Today marks the one-year anniversary of me ending my first, longest, and most serious relationship. I woke up feeling pretty darn sick, physically and emotionally, but as the day went on, I’ve been getting much better. Here’s a little something I wrote:
;
I’m okay
If by okay, I mean
I’m sick inside and out
;
I’m okay
If by okay, I mean
I’ve been crying for hours
;
I’m okay
If by okay, I mean
Every word you said to me a year ago stabs me
;
I’m okay
If by okay, I mean
I miss hearing from you
;
I’m okay
If by okay, I mean
I wish I could talk to you
;
I’m okay
If by okay, I mean
I hope one day you will listen
;
I’m okay
If by okay, I mean
I’m praying you’ll understand
;
I’m okay
If by okay, I mean
I want there to be peace between us
;
I’m okay
If by okay, I mean
I forgive you
;
I’m okay
If by okay, I mean
I’ve been moving on steadily
;
I’m okay
If by okay, I mean
I’m confident my future love will find me
;
I’m okay
If by okay, I mean
My life is getting better
;
I’m okay
If by okay, I mean
I’m letting go
;
I’m okay
If by okay, I mean
I love who I am becoming
;
I’m okay
If by okay, I mean
I am.
J is still the most difficult breakup I’ve ever experienced. I can now say, as hard as it is to say, that we ended because I was taken advantage of. For a man to retaliate to hearing That by insinuating I’m a “cheap whore” or “ice queen” or “cheater” is absolutely terrible. He is still probably convinced I was unfaithful to him when in fact, had I not consumed alcohol that one night, it wouldn’t have ever happened in the first place. And this was not my fault. I was not the one in the wrong. I loved J. But to him, I was just another girl who wasn’t satisfied with him sexually and resorted to finding it elsewhere…

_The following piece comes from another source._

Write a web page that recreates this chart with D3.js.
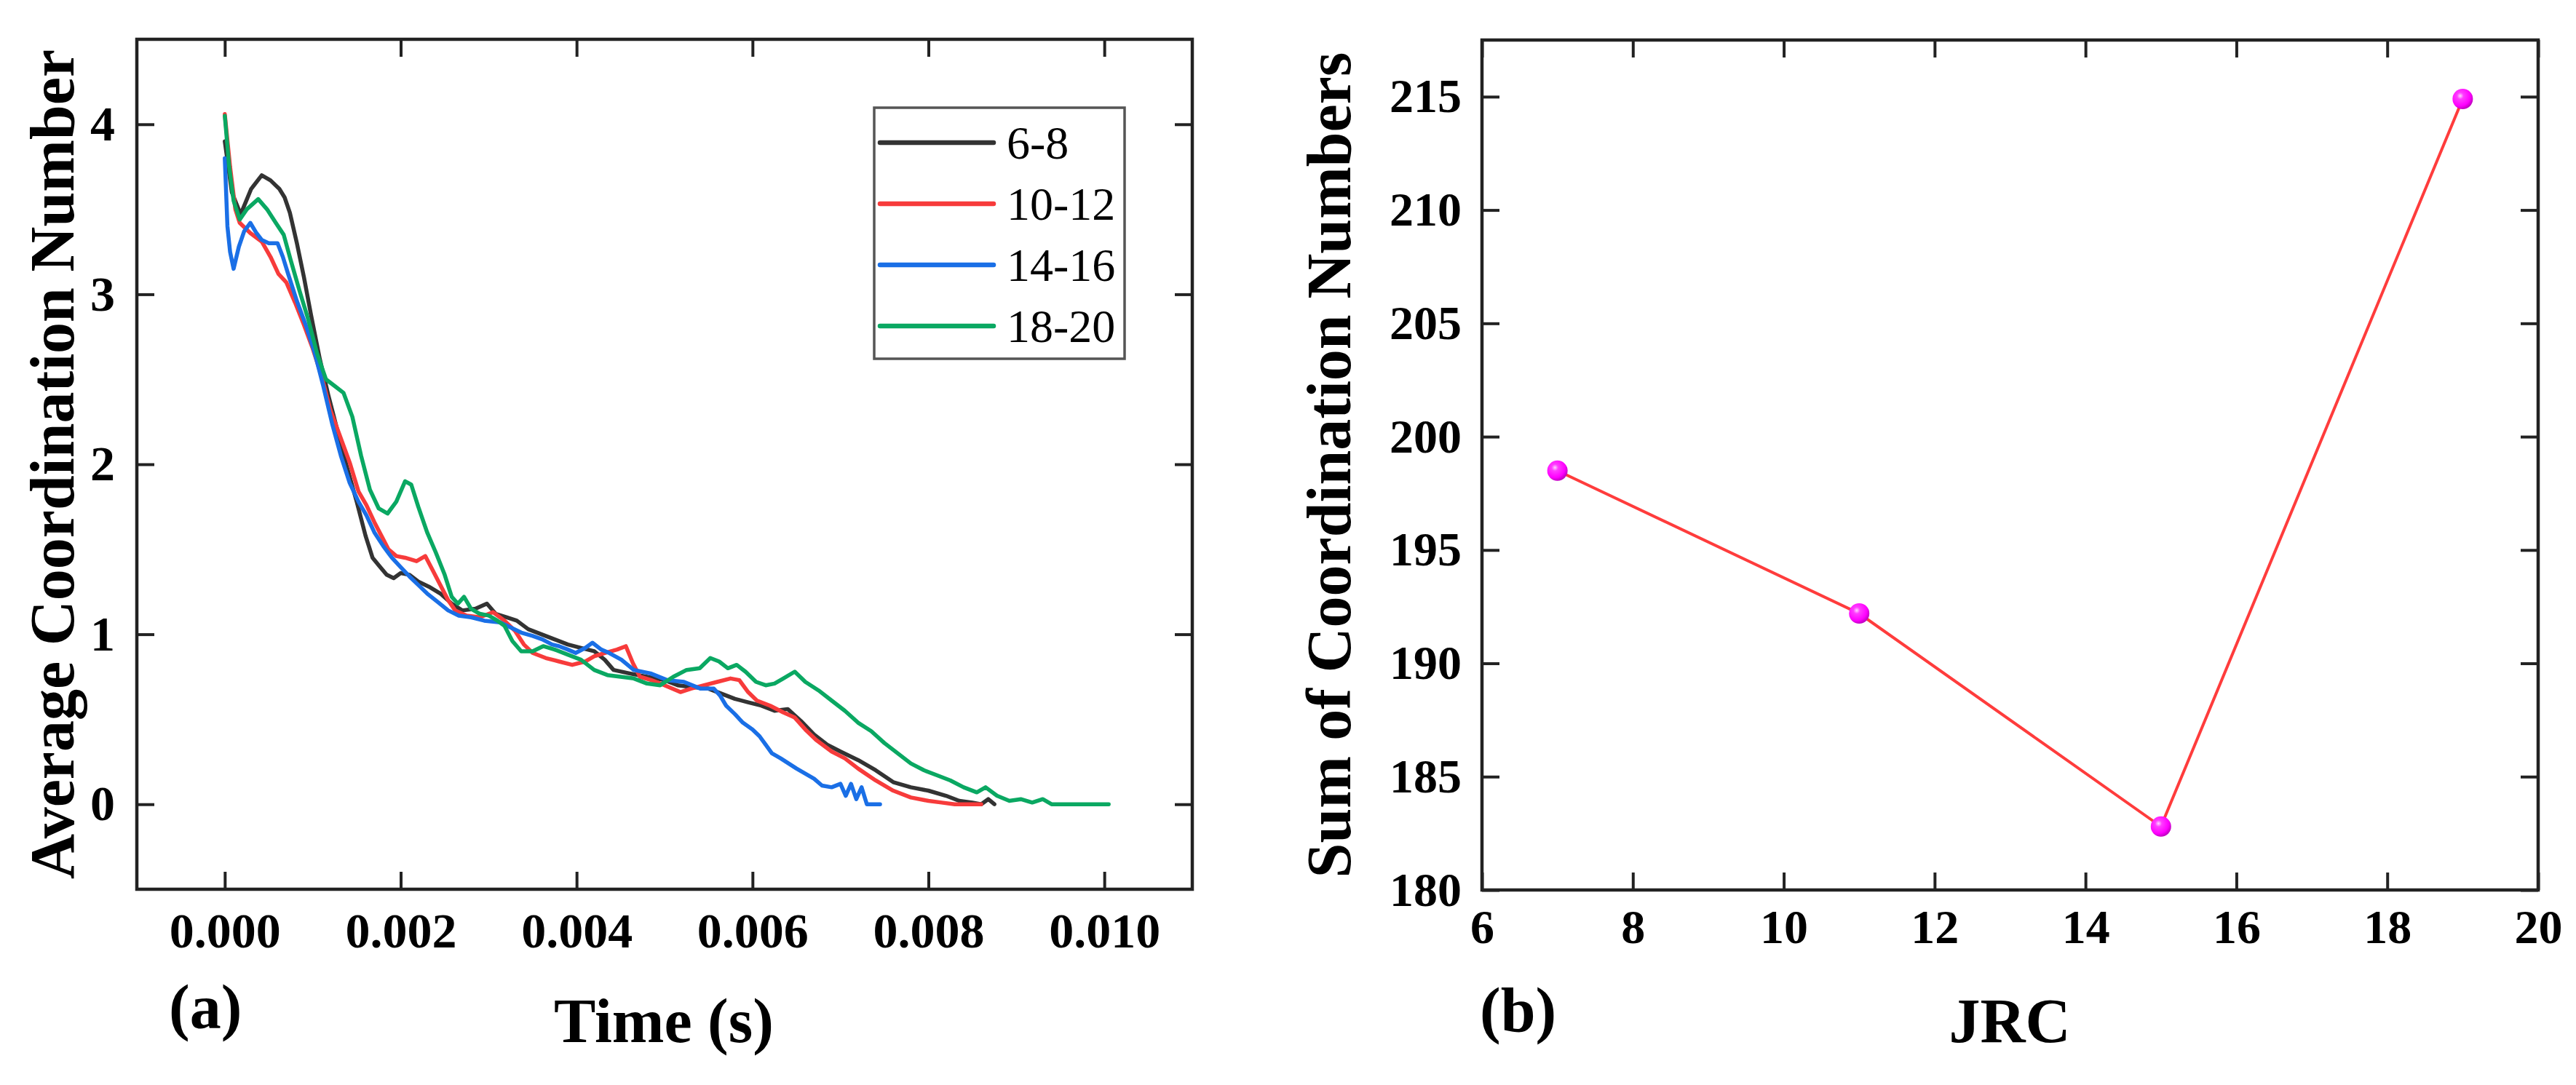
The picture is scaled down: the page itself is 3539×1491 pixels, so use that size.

My heart is still wounded by his words and deeds. And while the scars may never completely disappear, I am confident that they are healing nicely. In fact, I may or may not have several suitors knocking at my door right now! As awesome as that is, I’m going to put the pause button on committing myself to one man. I want to enjoy being single and free to be all that I can be! I’m not sure how long I will stay this way, but it might be quite some time.
And soon I will sit down and enjoy the film, Un Long Dimanche de Fiançailles without subtitles! Gaspard Ulliel is my ultimate celebrity crush! It will be a wonderful night.